My Father’s House (by Joseph O’Connor)

Preview copy from Netgalley

My Father’s House (by Joseph O’Connor)The pre-launch publicity describes the novel “My Father’s House” as a powerful literary thriller from a master of historical fiction. Joseph O’Connor has created an unforgettable novel of love, faith, and sacrifice, and what it means to be truly human in the most extreme circumstances.” I struggled with the literary thriller description. I find long literary passages detract from the thriller genre. Short sentences, compact chapters, and tight writing often work better in the thriller space.

I was looking forward to another historical thriller set in World War II based on true events. Strangely, many of the books I have reviewed this year fall into this category including Hitler’s Secret, A Feather in the Water, and Katastrophe. Although I enjoyed the book it failed to grip me for the reasons described above.

The novel vividly describes an Irish priest, Hugh O’Flaherty located in Vatican City who selflessly helps people escape the Nazis. SS officer Paul Hauptmann is in charge of the Nazis in Rome although the Vatican City is “protected” from Nazi occupation providing the Vatican remains neutral. Hauptmann is the worst of the Nazis, and rules with ruthless authority. He suspects O’Flaherty is involved in the Escape Line and takes every opportunity to harass him. O’Flaherty is constantly finding places for people to hide, raising funds, and organising escapes from the city. O’Flaherty is constantly walking a fine line. His supporters and fellow “resistance” workers meet clandestinely at choir practice, and plans are discussed, organised, and implemented at these meetings. Meanwhile, Hauptmann is terrorising the locals with horrible reprisals. Eventually, Hauptmann’s wife seeks out O’Flaherty and wishes to leave her husband.

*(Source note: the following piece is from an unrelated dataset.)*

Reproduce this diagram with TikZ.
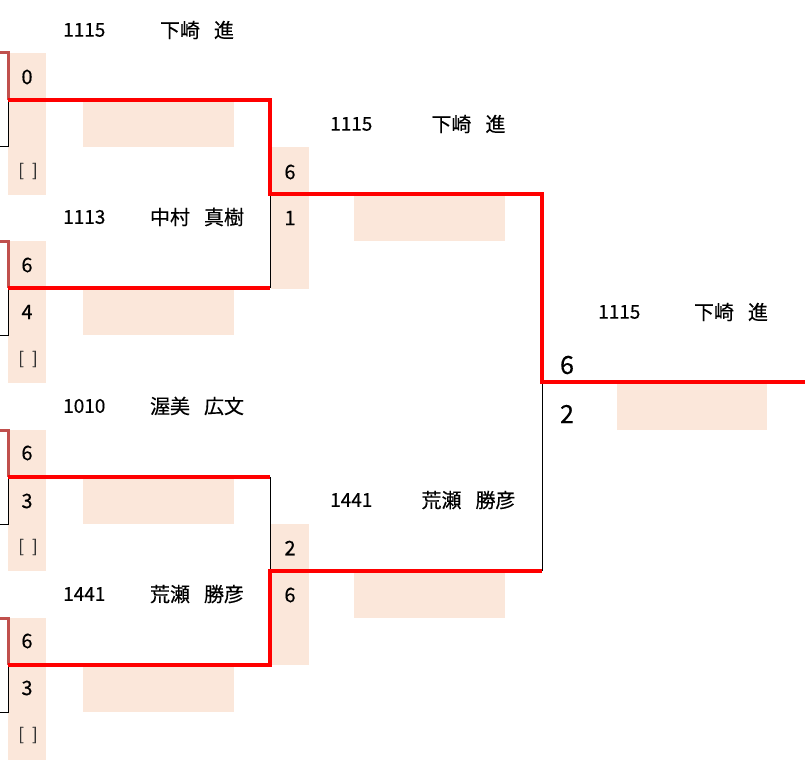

The author uses various devices to narrate the story including interviews, reports, and the views of the characters involved. In the final part of the book, events after the war are relayed and loose ends are tied up. After the war, Hauptmann is in prison, and requests visits from O’Flaherty. After several strange visits, the priest agrees to Hauptmann’s conversion to the Catholic faith but refuses to hear his first confession.

Although the Pope was supposed to remain neutral, there were no reflections on the internal Vatican politics during the Nazi occupation of Rome. This would have been an interesting addition to the story. So My Father’s House is an interesting read but lacks thrills!